*This was something I wrote for an Economics Blog. Thought I’d just keep this blog alive by sharing it here. Feel free to trash/comment on anything I say.
Trade has always been the trademark of the free world economy. It brings about a more efficient allocation of resources within individual economies based on their respective comparative advantages. It is an excellent means of fostering good long-term diplomatic and harmonious relations between nations. Having said that, it is as important to engage in Trade as it is finding new means of facilitating it in a more efficient and effective manner. The new Detroit-Ontario Bridge venture known as the New International Trade Crossing (NITC) hopes to achieve this goal.
This new bridge will be fully financed by the Canadian government as the Michigan Republican Legislature has blocked proposals for public funding from its side. They feel that the bridge would be “a potential white elephant whose costs will be borne not by bridge users but by taxpayers.” (WSJ) If taxes increase people would not be happy, especially since they’d be paying unnecessarily for another bridge across the same 2 states. Also for the “economically hard-hit Del Ray neighborhood in Detroit, projected as the site of the bridge’s U.S. landing point.” (WSJ) this would be a double whammy, since the people in that neighborhood would have to pay for the bridge as well as contend with the din created by 24/7 incoming and outgoing traffic.
Previously, the Ambassador Bridge, owned by Billionaire Manuel Maroun was the only connecting pathway between Detroit and Windsor. This 4-lane bridge alone “is the busiest commercial crossing in North America, and congestion at peak times is a problem.” (The Economist) Also, lorries that enter Windsor, end up mixing with traffic in Central Windsor and cause congestion problems there as well. Traffic Congestion is an example of a negative externality that could negatively impact trade and investment. This is especially so for the car industry as highlighted in the articles. According to The Economist, “Complex cross-border supply chains mean that some components of a car may cross the border up to seven times”. If there were huge traffic delays every time parts were being transported, this would collectively long time for cars to be made. As such, this could negatively impact the economy in that the countries might lose their comparative advantages in producing cars. Other countries would import less from them, and this would negatively impact GDP and Economic Growth in the long run.

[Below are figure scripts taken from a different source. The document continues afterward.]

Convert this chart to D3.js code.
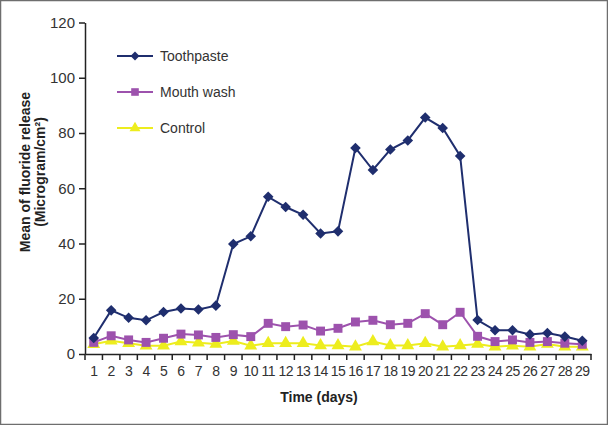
<!DOCTYPE html>
<html><head><meta charset="utf-8">
<script src="https://cdn.jsdelivr.net/npm/d3@7"></script>
<style>body{margin:0;background:#fff}svg{display:block}text{font-family:"Liberation Sans",Arial,sans-serif}</style>
</head><body><svg id="c" width="608" height="425"></svg>
<script>
const days = d3.range(1, 30).map(String);
const toothpaste = [5.8,15.8,13.1,12.2,15.2,16.5,16.1,17.5,39.8,42.6,56.9,53.2,50.4,43.6,44.4,74.6,66.6,74.0,77.3,85.6,81.8,71.7,12.3,8.6,8.6,7.1,7.6,6.3,4.8];
const mouthwash = [4.2,6.6,5.1,4.2,5.7,7.2,6.9,6.0,7.0,6.3,11.1,9.9,10.5,8.3,9.3,11.6,12.2,10.6,11.1,14.6,10.6,15.1,6.4,4.5,5.1,4.2,4.5,3.9,3.5];
const control = [3.5,4.8,3.9,3.0,3.0,4.5,4.1,3.6,4.7,3.0,3.9,3.9,3.9,3.1,3.1,2.6,4.5,3.1,3.1,3.9,2.6,3.1,3.6,2.6,3.0,2.6,3.6,2.6,2.6];
const yTicks = [0,20,40,60,80,100,120];
const seriesNames = ["Toothpaste","Mouth wash","Control"];
const seriesColors = ["#1f2e6e","#9d52ad","#eded1e"];
const seriesData = [toothpaste, mouthwash, control];

const svg = d3.select("#c");
svg.append("rect").attr("x",0.5).attr("y",0.5).attr("width",607).attr("height",424)
  .attr("fill","#fff").attr("stroke","#6e6e6e").attr("stroke-width",1.5);

const x = d3.scaleBand().domain(days).range([85, 591]);
const y = d3.scaleLinear().domain([0,120]).range([354, 22.5]);

function marker(sel, s, scale) {
  const k = scale || 1;
  if (s === 0) {
    sel.attr("d", d3.symbol().type(d3.symbolSquare).size(56 * k * k));
  } else if (s === 1) {
    sel.attr("d", d3.symbol().type(d3.symbolSquare).size(80 * k * k));
  } else {
    sel.attr("d", d3.symbol().type(d3.symbolTriangle).size(72 * k * k));
  }
  return sel;
}

// y axis
const ya = svg.append("g").attr("transform","translate(85,0)")
  .call(d3.axisLeft(y).tickValues(yTicks).tickSize(6).tickSizeOuter(0));
ya.select(".domain").attr("stroke","#222").attr("stroke-width",1.5);
ya.selectAll(".tick line").attr("stroke","#222").attr("stroke-width",1.5);
ya.selectAll("text").attr("font-size",15).attr("fill","#333").attr("dx",-1);

// x axis
const xa = svg.append("g").attr("transform","translate(0,354)")
  .call(d3.axisBottom(x).tickSize(0).tickPadding(12));
xa.select(".domain").attr("stroke","#222").attr("stroke-width",1.5);
xa.selectAll("text").attr("font-size",14).attr("fill","#333").attr("letter-spacing",-0.6);
xa.selectAll(".bt").data(d3.range(0, days.length + 1)).enter().append("line")
  .attr("x1", i => 85 + i * x.step()).attr("x2", i => 85 + i * x.step())
  .attr("y1", 0).attr("y2", 6).attr("stroke","#222").attr("stroke-width",1.5);

// titles
svg.append("text").attr("x",319).attr("y",402).attr("text-anchor","middle")
  .attr("font-size",14).attr("font-weight","bold").attr("fill","#222").text("Time (days)");
const yt = svg.append("text").attr("transform","translate(30,172) rotate(-90)")
  .attr("text-anchor","middle").attr("font-size",14).attr("font-weight","bold").attr("fill","#222");
yt.append("tspan").attr("x",0).attr("dy",0).text("Mean of fluoride release");
yt.append("tspan").attr("x",0).attr("dy",15).text("(Microgram/cm²)");

const line = d3.line().x((d,i) => x(days[i]) + x.bandwidth()/2).y(d => y(d));
[2,1,0].forEach(s => {
  const g = svg.append("g");
  g.append("path").datum(seriesData[s]).attr("d", line).attr("fill","none")
    .attr("stroke", seriesColors[s]).attr("stroke-width", 2);
  marker(g.selectAll("path.m").data(seriesData[s]).enter().append("path").attr("class","m"), s)
    .attr("transform",(d,i) => `translate(${x(days[i]) + x.bandwidth()/2},${y(d)})` + (s===0 ? " rotate(45)" : ""))
    .attr("fill", seriesColors[s]);
});

// legend
seriesNames.forEach((n,i) => {
  const ly = 56 + i * 36;
  svg.append("line").attr("x1",117).attr("x2",153).attr("y1",ly).attr("y2",ly)
    .attr("stroke",seriesColors[i]).attr("stroke-width",2.2);
  marker(svg.append("path"), i, 0.85)
    .attr("transform",`translate(135,${ly})` + (i===0 ? " rotate(45)" : ""))
    .attr("fill",seriesColors[i]);
  svg.append("text").attr("x",160).attr("y",ly+5).attr("font-size",14).attr("fill","#333").text(n);
});
</script></body></html>
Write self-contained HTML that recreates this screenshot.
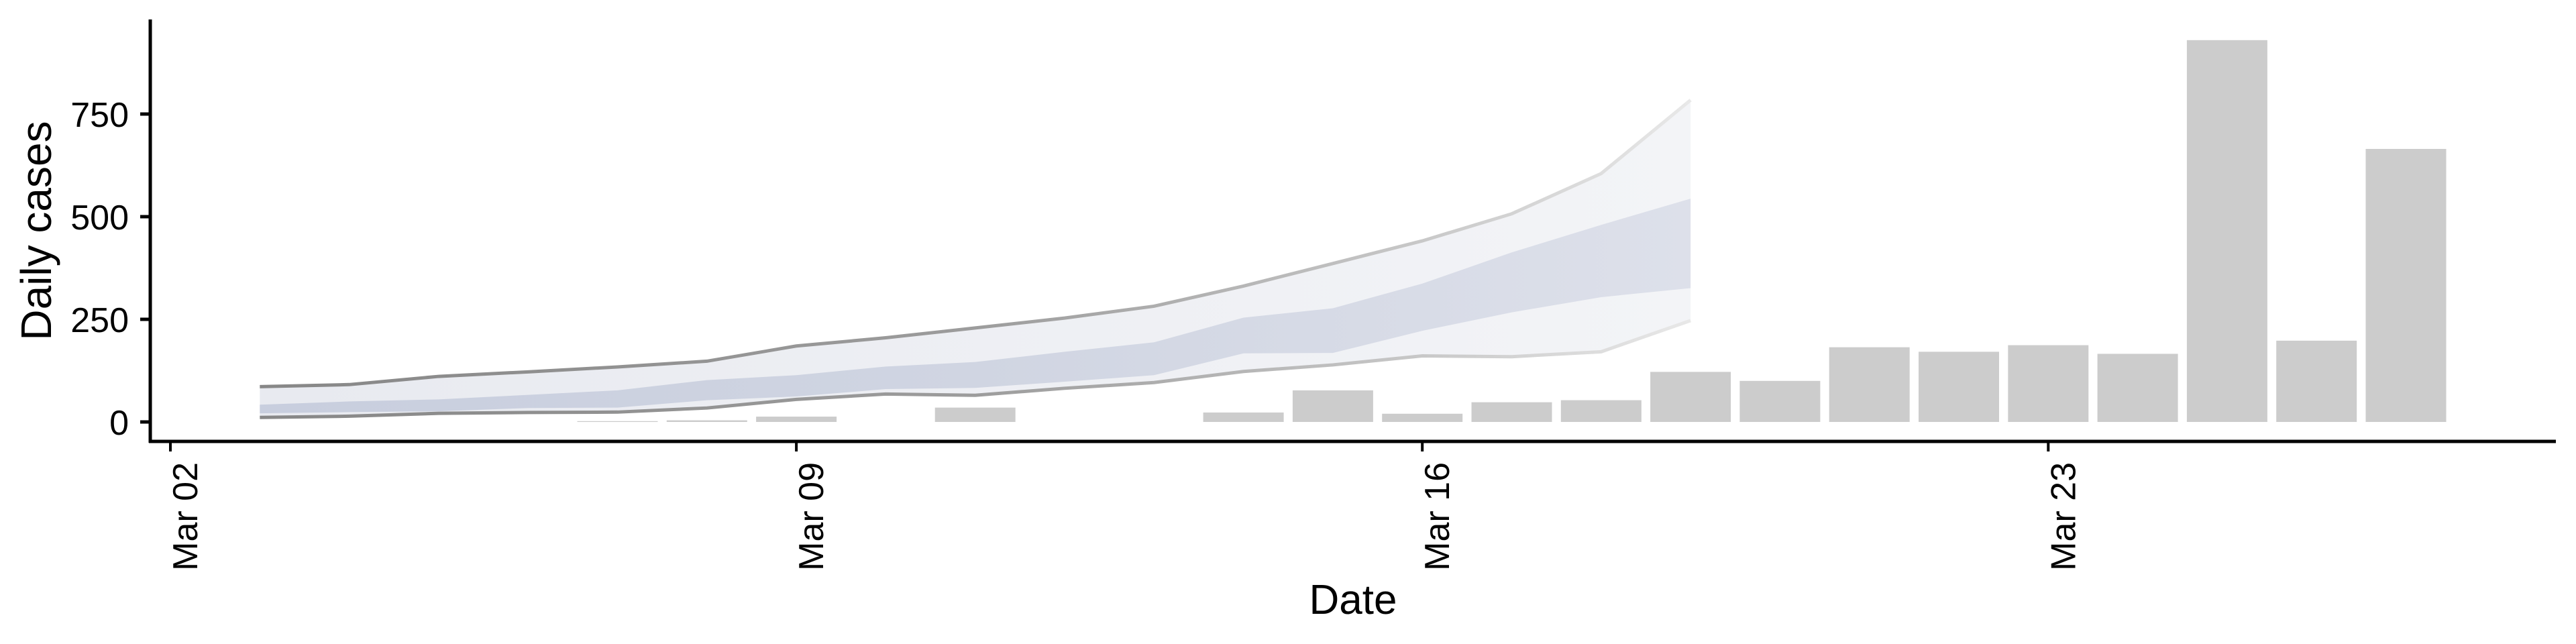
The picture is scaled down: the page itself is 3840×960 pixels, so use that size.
<!DOCTYPE html>
<html><head><meta charset="utf-8"><style>
html,body{margin:0;padding:0;background:#fff;}
svg{display:block;font-family:"Liberation Sans",sans-serif;}
</style></head><body>
<svg id="chart" width="3840" height="960" viewBox="0 0 3840 960" xmlns="http://www.w3.org/2000/svg">
<defs>
<linearGradient id="gOuter" gradientUnits="userSpaceOnUse" x1="387" y1="0" x2="2520" y2="0">
<stop offset="0" stop-color="#e8eaf0"/><stop offset="1" stop-color="#f3f4f7"/></linearGradient>
<linearGradient id="gInner" gradientUnits="userSpaceOnUse" x1="387" y1="0" x2="2520" y2="0">
<stop offset="0" stop-color="#c8cede"/><stop offset="0.5" stop-color="#d0d5e2"/><stop offset="1" stop-color="#dde0ea"/></linearGradient>
<linearGradient id="gLine" gradientUnits="userSpaceOnUse" x1="387" y1="0" x2="2520" y2="0">
<stop offset="0" stop-color="#878787"/><stop offset="0.5" stop-color="#9c9c9c"/><stop offset="0.8" stop-color="#c6c6c6"/><stop offset="1" stop-color="#e8e8e8"/></linearGradient>
</defs>
<g id="plot"></g>
<line x1="224" y1="29" x2="224" y2="660" stroke="#000" stroke-width="5"/>
<line x1="222" y1="658" x2="3810" y2="658" stroke="#000" stroke-width="5"/>
<text transform="translate(76,344) rotate(-90)" text-anchor="middle" font-size="64">Daily cases</text>
<text x="2017" y="915" text-anchor="middle" font-size="62">Date</text>
</svg>
<script>
const barDays = [5,6,7,9,12,13,14,15,16,17,18,19,20,21,22,23,24,25];
const barValues = [2,4,13,35,23,77,20,48,53,122,100,182,171,187,166,930,198,665];
const ribbonDays = [1,2,3,4,5,6,7,8,9,10,11,12,13,14,15,16,17];
const outerUpper = [86,91,111,122,134,148,185,205,229,253,282,331,386,441,507,605,784];
const outerLower = [11,14,21,23,24,34,55,68,65,82,96,123,139,161,159,171,247];
const innerUpper = [42,50,55,66,77,102,114,135,146,171,194,254,277,337,413,480,544];
const innerLower = [21,24,26,34,35,53,62,80,83,98,114,167,168,222,267,304,326];
const yTicks = [0,250,500,750];
const xTickDays = [0,7,14,21];
const xTickLabels = ["Mar 02","Mar 09","Mar 16","Mar 23"];

const NS = "http://www.w3.org/2000/svg";
const x = d => 254 + d * 133.3;
const y = v => 629 - v * 0.612;
const svg = document.getElementById('chart');
const plot = document.getElementById('plot');
function mk(tag, attrs, parent){ const e=document.createElementNS(NS,tag); for(const k in attrs) e.setAttribute(k,attrs[k]); (parent||plot).appendChild(e); return e; }
function band(up, lo){
  let p = ribbonDays.map((d,i)=>(i?'L':'M')+x(d)+','+y(up[i])).join(' ');
  for(let i=ribbonDays.length-1;i>=0;i--) p += ' L'+x(ribbonDays[i])+','+y(lo[i]);
  return p+' Z';
}
const outer = mk('path',{d:band(outerUpper,outerLower),fill:'url(#gOuter)'});


const inner = mk('path',{d:band(innerUpper,innerLower),fill:'url(#gInner)'});


[[outerUpper,'upper-bound-line'],[outerLower,'lower-bound-line']].forEach(([arr,nm])=>{
  const l = mk('polyline',{points:ribbonDays.map((d,i)=>x(d)+','+y(arr[i])).join(' '),fill:'none',stroke:'url(#gLine)','stroke-width':5});
  
  
});
barDays.forEach((d,i)=>{
  const b = mk('rect',{x:x(d)-60,y:y(barValues[i]),width:120,height:y(0)-y(barValues[i]),fill:'#cccccc'});
  
  
});
yTicks.forEach(v=>{
  const t = mk('line',{x1:209,x2:224,y1:y(v),y2:y(v),stroke:'#000','stroke-width':5},svg);
  
  
  const lb = mk('text',{x:192,y:y(v)+19,'text-anchor':'end','font-size':52},svg);
  lb.textContent = v;
  
  
});
xTickDays.forEach((d,i)=>{
  const t = mk('line',{x1:x(d),x2:x(d),y1:658,y2:673,stroke:'#000','stroke-width':4},svg);
  
  
  const lb = mk('text',{transform:'translate('+(x(d)+40)+',689) rotate(-90)','text-anchor':'end','font-size':52},svg);
  lb.textContent = xTickLabels[i];
  
  
});
</script>
</body></html>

The bridge promises to help ease traffic flow as the NITC intends to have 6 lanes “with special lanes for preapproved traders”. This would help reduce labor costs as well as manufacturing time. As reported by Canadian policy makers in the WSJ article, “Canadian exporters have complained for years the congested border crossing connecting Windsor and Detroit costs the economy the equivalent of nearly US$16 billion a year in delivery delays and increased compliance burdens.” Hence it would be in the interests of both states to come together and make this happen. Also, traffic on the bridge would not be directed into Central Windsor. It would be directed “into motorways on either side of the border.”. This would help ease congestion within Central Windsor as well.
Apart from being a great way to boost GDP and ease traffic flows, the bridge would help create more jobs thus reducing unemployment and boost investor sentiments. According to The Economist it would help create 6800 permanent jobs to help manage the bridge and an additional 6600 new jobs over 4 years to assist in road repair works in Detroit that would be funded by the American Federal Government should the project be given the green light. This causes long run output to rise and as a result the natural rate of employment for both economies. As the result, the long run aggregate supply shifts to the right. Also, observing the ease at which materials and labor inputs are transported across borders, investors gain greater confidence in the efficiency of the economy and the general allocation of resources.
The Bridge project is something that should definitely happen just because it adds to the GDP of both countries, eases traffic congestion, provides employment and boosts long run investor sentiments. $550 million is a small price to pay for an increase in annual GDP to the effect of “US$16 billion” (WSJ).